Si EELV faisait des européennes et du vote EELV un vote « pour sauver le climat », du côté de la France Insoumise on n’hésitait pas à formuler des phrases comme « nous sommes l’écologie ». Au-delà des effets de communication, nous sommes ici face à une volonté, de la part des uns et des autres, d’avoir le monopole de l’écologie. Comme s’il était possible d’avoir la propriété d’une valeur, d’une idéologie, d’une science… 

Car si l’on écoute EELV, la FI ou encore Générations ne sont pas écologistes. Et si l’on écoute la FI, EELV n’est pas écologiste. 

Personne n’est écologiste, donc, circulez, y’a rien à voir ! 
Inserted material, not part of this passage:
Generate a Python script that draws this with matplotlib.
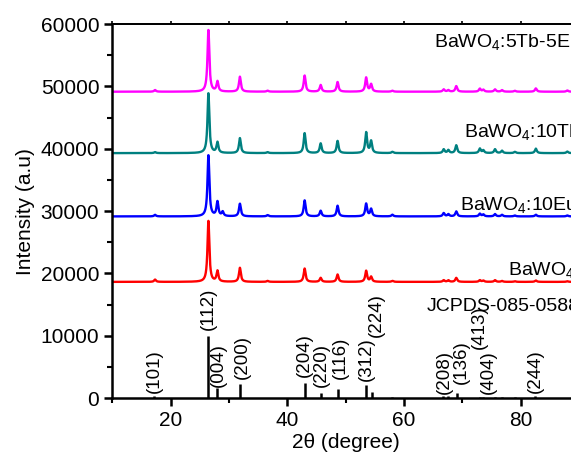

Pas UNE mais DES écologies 

Si l’on souhaite réellement discuter sérieusement de l’écologie, il est plus prudent de respecter le droit de chacun de se revendiquer de l’écologie. EELV est évidemment une organisation écologique. Au même titre que la FI, que Générations ou que le NPA et nombre de militants libertaires et anarchistes. Ce qui fait la différence entre ces organisations ne se situe pas sur la sensibilité écologiste mais sur l’analyse de la crise écologique, l’analyse du système politique et surtout sur les réponses politiques à apporter et les méthodes pour mettre en place ces réponses politiques. 

Si EELV semble concilier capitalisme et écologie, avec comme objectif d’intégrer les majorités électorales (avec le PS, et En Marche, peut être), FI se pose plutôt en alternative électorale, et remet en cause, si ce n’est forcément la société capitaliste, ses excès via un anti-libéralisme économique revendiqué. 

En réalité, si dans le jeu électoral ces positions nous apparaissent comme totalement contradictoires, elles ne le sont pas tellement. Ni l’un, ni l’autre des programmes ne remet en cause le capitalisme. Ni l’un ni l’autre des programmes ne propose une rupture nette avec l’écologie « individualiste » pour aller vers un collectivisme écologiste (même si la FI le fait plus à travers l’idée de planification écologique nationalement. Mais a contrario le groupe « Osons Poitiers », au niveau local, soutenu par la FI, ne défend pas de mesures écologiques très différentes de « Poitiers collectif », soutenu par EELV. Du moins pour le moment).  

Unité dans les luttes, pour un écosocialisme assumé 

Aussi, la crise climatique est telle qu’il vaut mieux rassembler les forces souhaitant changer les choses que les diviser. La division électorale est un chose, mais le pire serait une division dans la lutte, dans les rues. Car c’est par ces mobilisations que peuvent naître les espoirs de changements et de nouvelles générations politisées.

C’est pourquoi il n’y a pas une mais des écologies. Ce pluralisme doit vivre. Les différences entre ces « écologismes » sont parfois fortes et non conciliables. Nous pensons au NPA, dans la logique écosocialiste que nous défendons, qu’aucune écologie digne de ce nom n’est possible dans le cadre d’une économie capitaliste et productiviste. C’est pourquoi nous sommes très critiques de la politique de EELV qui dilue/perd ses idéaux écologistes dans des compromissions électorales. Mais ils n’en demeurent pas moins écologistes.

L’écologie ne peut simplement pas être LA colonne vertébrale à elle seule d’un projet politique. On ne peut pas rassembler politiquement des ZADistes et François De Rugy. Il y a une écologie de droite, capitaliste. Une écologie libérale. Une écologie étatique. Une écologie anticapitaliste. Et même de l’éco-féminisme. Et même de l’éco-communisme. Bref, les clivages politiques ne sont pas réellement modifiés comme cela semble être à la mode. Asselineau et Dupont-Aignan souhaitent affirmer le clivage « souverainistes vs mondialistes », alors qu’il y a des internationalistes anticapitalistes et des mondialistes néo-libéraux qui sont en parfaite opposition sur tout. D’autres pensent qu’il y a un clivage « écologistes vs les autres ». Ces clivages n’ont pas de sens si la question sociale et démocratique n’est pas prise en compte. 

En réalité, le clivage politique le plus important aujourd’hui pour les écologistes est le suivant, et les élections municipales devront faire vivre ce débat à Poitiers : quelle écologie voulons-nous? Pour notre part, une écologie sans remise en cause frontale du système politique dans lequel nous vivons n’aura pas d’intérêt. La situation est urgente, il faut agir radicalement et vite. Nous défendons notre vision de l’écologie, car nous sommes anticapitalistes et écologistes. Écologistes car anticapitalistes. Ni les seuls, ni les vrais. Mais nous avons le courage de penser que nous n’en sommes pas de faux non-plus. Et que notre voix mérite elle aussi d’être entendue. A bon entendeur.